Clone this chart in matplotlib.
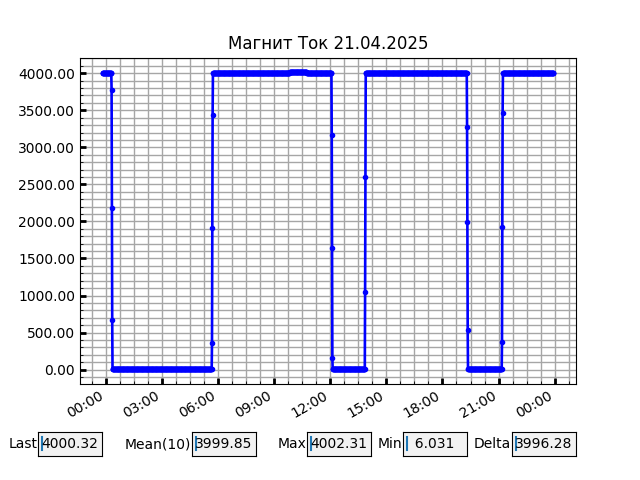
import matplotlib
matplotlib.use("Agg")
import matplotlib.pyplot as plt
import matplotlib.dates as mdates
from matplotlib.ticker import AutoMinorLocator, FormatStrFormatter
import pandas as pd

# ---- data ----
title = "Магнит Ток 21.04.2025"

# flat (constant) periods, sampled every minute
level_start = ["2025-04-20 23:50", "2025-04-21 00:22", "2025-04-21 05:44", "2025-04-21 09:50",
               "2025-04-21 10:45", "2025-04-21 12:08", "2025-04-21 13:54", "2025-04-21 19:22",
               "2025-04-21 21:14"]
level_end = ["2025-04-21 00:18", "2025-04-21 05:40", "2025-04-21 09:49", "2025-04-21 10:44",
             "2025-04-21 12:04", "2025-04-21 13:51", "2025-04-21 19:18", "2025-04-21 21:10",
             "2025-04-21 23:56"]
level_value = [4000, 6, 4000, 4011, 4000, 6, 4000, 6, 4000]

# intermediate readings during switching
ramp_times = ["2025-04-21 00:19", "2025-04-21 00:20", "2025-04-21 00:21",
              "2025-04-21 05:41", "2025-04-21 05:42", "2025-04-21 05:43",
              "2025-04-21 12:05", "2025-04-21 12:06", "2025-04-21 12:07",
              "2025-04-21 13:52", "2025-04-21 13:53",
              "2025-04-21 19:19", "2025-04-21 19:20", "2025-04-21 19:21",
              "2025-04-21 21:11", "2025-04-21 21:12", "2025-04-21 21:13"]
ramp_values = [3780, 2180, 670,
               360, 1910, 3440,
               3165, 1640, 157,
               1046, 2595,
               3268, 1998, 540,
               368, 1922, 3470]

box_labels = ["Last", "Mean(10)", "Max", "Min", "Delta"]
box_values = ["4000.32", "3999.85", "4002.31", "  6.031", "3996.28"]
box_x = [0.06, 0.30, 0.48, 0.63, 0.80]

# ---- build series ----
parts = []
for s, e, v in zip(level_start, level_end, level_value):
    idx = pd.date_range(s, e, freq="1min")
    parts.append(pd.Series(v, index=idx, dtype=float))
parts.append(pd.Series(ramp_values, index=pd.to_datetime(ramp_times), dtype=float))
series = pd.concat(parts).sort_index()

fig = plt.figure(figsize=(6.4, 4.8), dpi=100)
ax = fig.add_subplot(111)
ax.plot(series.index.to_pydatetime(), series.values, "b.-", lw=1.9)
ax.set_title(title)

ax.xaxis.set_major_locator(mdates.HourLocator(byhour=range(0, 24, 3)))
ax.xaxis.set_major_formatter(mdates.DateFormatter("%H:%M"))
ax.xaxis.set_minor_locator(AutoMinorLocator(4))
ax.yaxis.set_major_formatter(FormatStrFormatter("%.2f"))
ax.yaxis.set_minor_locator(AutoMinorLocator(5))
ax.grid(which="both", color="0.65", lw=1)
ax.tick_params(which="both", direction="in")
ax.tick_params(which="major", width=2, length=4)
fig.autofmt_xdate()

for lab, val, x0 in zip(box_labels, box_values, box_x):
    bax = fig.add_axes([x0, 0.05, 0.1, 0.05])
    bax.set_facecolor("0.95")
    bax.set_xticks([])
    bax.set_yticks([])
    bax.set_xlim(0, 1)
    bax.set_ylim(0, 1)
    bax.text(-0.01, 0.5, lab, ha="right", va="center", transform=bax.transAxes)
    bax.text(0.05, 0.5, val, ha="left", va="center", transform=bax.transAxes)
    bax.plot([0.055, 0.055], [0.26, 0.8], color="C0", lw=1.5)

fig.savefig("out.png", dpi=100)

» **PROBLEM DETAILS**
Determine how many lines of this listing contain "matplotlib", and give only the number.

» **RESULT OF THIS EXERCISE**
6